Results in Physics (Mar 2024)
First-principles calculations to investigate phonon dispersion, mechanical, elastic anisotropy and thermodynamic properties of an actinide-pnictide ceramic at high pressures/temperatures
Abstract
The actinide-pnictide ceramic materials have attracted great research attention owing to their fundamental and applied prospects in view of modern technological interest in materials engineering, ceramic and energy industry, and domestic usage. In this article, we report on the calculated structural, mechanical, dynamical, and thermodynamic properties of a first time theoretically designed model actinide-pnictide ceramic material, UP. For the high pressure/temperature calculations of the target properties, we employed density functional theory based first-principles procedure within GGA density functional. The computed results suggest that the experimental lattice constant is congruence with our estimated value. The calculated elastic coefficients are positive and satisfied Born-Huang criteria, thus revealing the mechanical stable structure of this ceramic material.
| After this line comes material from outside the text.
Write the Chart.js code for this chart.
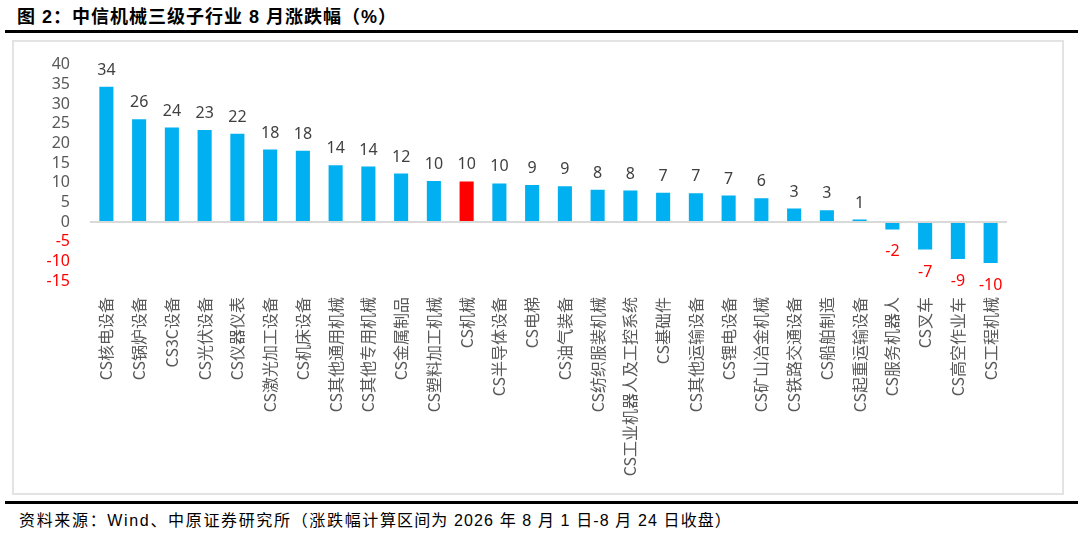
<!DOCTYPE html>
<html>
<head>
<meta charset="utf-8">
<script src="https://cdn.jsdelivr.net/npm/chart.js@4/dist/chart.umd.min.js"></script>
<style>
  html, body { margin:0; padding:0; background:#fff; }
  body { width:1078px; height:533px; position:relative; overflow:hidden; font-family:"Noto Sans CJK SC", sans-serif; }
  .fit { position:absolute; white-space:nowrap; display:inline-block; }
  #title { left:17px; top:2px; font-size:18px; font-weight:bold; color:#000; font-family:"Liberation Sans","Noto Sans CJK SC",sans-serif; }
  #topline { position:absolute; left:5px; top:30px; width:1073px; height:3px; background:#000; }
  #box { position:absolute; left:12px; top:40px; width:1048px; height:451px; border:2px solid #e3e3e3; }
  #wrap { position:absolute; left:12px; top:35px; width:1050px; height:458px; }
  #botline { position:absolute; left:5px; top:501px; width:1073px; height:3px; background:#000; }
  .foot { top:507px; font-size:16px; color:#000; font-family:"Liberation Sans","Noto Sans CJK SC",sans-serif; }
  #foot1 { left:19px; }
  #foot2 { left:380px; }
</style>
</head>
<body>
<div id="title" class="fit" data-w="380">图 2：中信机械三级子行业 8 月涨跌幅（%）</div>
<div id="topline"></div>
<div id="box"></div>
<div id="wrap"><canvas id="c"></canvas></div>
<div id="botline"></div>
<div id="foot1" class="fit foot" data-w="361">资料来源：Wind、中原证券研究所（涨跌幅计</div>
<div id="foot2" class="fit foot" data-w="352">算区间为 2026 年 8 月 1 日-8 月 24 日收盘）</div>
<script>
// stretch header/footer text to the widths seen in the reference
document.querySelectorAll(".fit").forEach(el => {
  const target = parseFloat(el.dataset.w);
  const n = Array.from(el.textContent).length;
  const natural = el.getBoundingClientRect().width;
  el.style.letterSpacing = ((target - natural) / n) + "px";
});

const categories = ["CS核电设备","CS锅炉设备","CS3C设备","CS光伏设备","CS仪器仪表","CS激光加工设备","CS机床设备","CS其他通用机械","CS其他专用机械","CS金属制品","CS塑料加工机械","CS机械","CS半导体设备","CS电梯","CS油气装备","CS纺织服装机械","CS工业机器人及工控系统","CS基础件","CS其他运输设备","CS锂电设备","CS矿山冶金机械","CS铁路交通设备","CS船舶制造","CS起重运输设备","CS服务机器人","CS叉车","CS高空作业车","CS工程机械"];
const changePct = [34.4,26.1,24.0,23.4,22.4,18.4,18.1,14.4,14.1,12.3,10.4,10.3,9.8,9.4,9.1,8.2,8.0,7.4,7.3,6.7,6.0,3.4,3.0,0.6,-1.9,-7.0,-9.4,-10.4];
const highlightCategory = "CS机械";
const yTicksMin = -15, yTicksMax = 40, yTicksStep = 5;

const BLUE = "#00B0F0", RED = "#FF0000", GRAY = "#595959", LABEL = "#404040";

const valueLabels = {
  id: "valueLabels",
  afterDatasetsDraw(chart) {
    const ctx = chart.ctx;
    const meta = chart.getDatasetMeta(0);
    ctx.save();
    ctx.font = "16px 'Noto Sans', sans-serif";
    ctx.textAlign = "center";
    ctx.textBaseline = "alphabetic";
    meta.data.forEach((el, i) => {
      const v = chart.data.datasets[0].data[i];
      const txt = String(Math.round(v));
      if (v >= 0) {
        ctx.fillStyle = LABEL;
        ctx.fillText(txt, el.x, el.y - 12);
      } else {
        ctx.fillStyle = RED;
        ctx.fillText(txt, el.x, el.y + 27);
      }
    });
    ctx.restore();
  }
};

new Chart(document.getElementById("c"), {
  type: "bar",
  data: {
    labels: categories,
    datasets: [{
      data: changePct,
      backgroundColor: categories.map(c => c === highlightCategory ? RED : BLUE),
      borderWidth: 0,
      barPercentage: 0.43,
      categoryPercentage: 1.0
    }]
  },
  options: {
    responsive: true,
    maintainAspectRatio: false,
    animation: false,
    layout: { padding: { left: 0, right: 55, top: 0, bottom: 0 } },
    plugins: { legend: { display: false }, tooltip: { enabled: false } },
    scales: {
      x: {
        grid: { display: false },
        border: { display: false },
        ticks: {
          autoSkip: false, minRotation: 90, maxRotation: 90, padding: 8,
          color: GRAY,
          font: { family: "'Noto Sans CJK SC', sans-serif", size: 16 }
        },
        afterFit(scale) { scale.height = 212; }
      },
      y: {
        min: yTicksMin, max: yTicksMax,
        border: { display: false },
        grid: {
          drawTicks: false,
          lineWidth: 2,
          color: ctx => (ctx.tick && ctx.tick.value === 0) ? "#D9D9D9" : "rgba(0,0,0,0)"
        },
        ticks: {
          stepSize: yTicksStep, padding: 20, autoSkip: false,
          color: ctx => (ctx.tick && ctx.tick.value < 0) ? RED : GRAY,
          font: { family: "'Noto Sans', sans-serif", size: 16 }
        },
        afterFit(scale) { scale.width = 78; }
      }
    }
  },
  plugins: [valueLabels]
});
</script>
</body>
</html>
The obtained Poisson’s ratio is approximately 0.28, implying the ceramic is ionic having central interatomic forces. The evaluated value for Kleinman parameter is 0.21, implying the presence of a bond bending. The phonon dispersion and density of state curves are computed using density functional perturbation theory. The results reveal the absence of virtual frequencies in the vibrational spectrum, confirming the dynamical stability of the crystalline structure. The thermodynamic properties calculated at elevated pressures and temperatures through Debye’s quasi-harmonic model, include Grüneisen parameter, Debye temperature, thermal expansion, entropy, isothermal bulk modulus, isochoric heat capacity. It is found that entropy is more sensitive to pressure at high temperatures.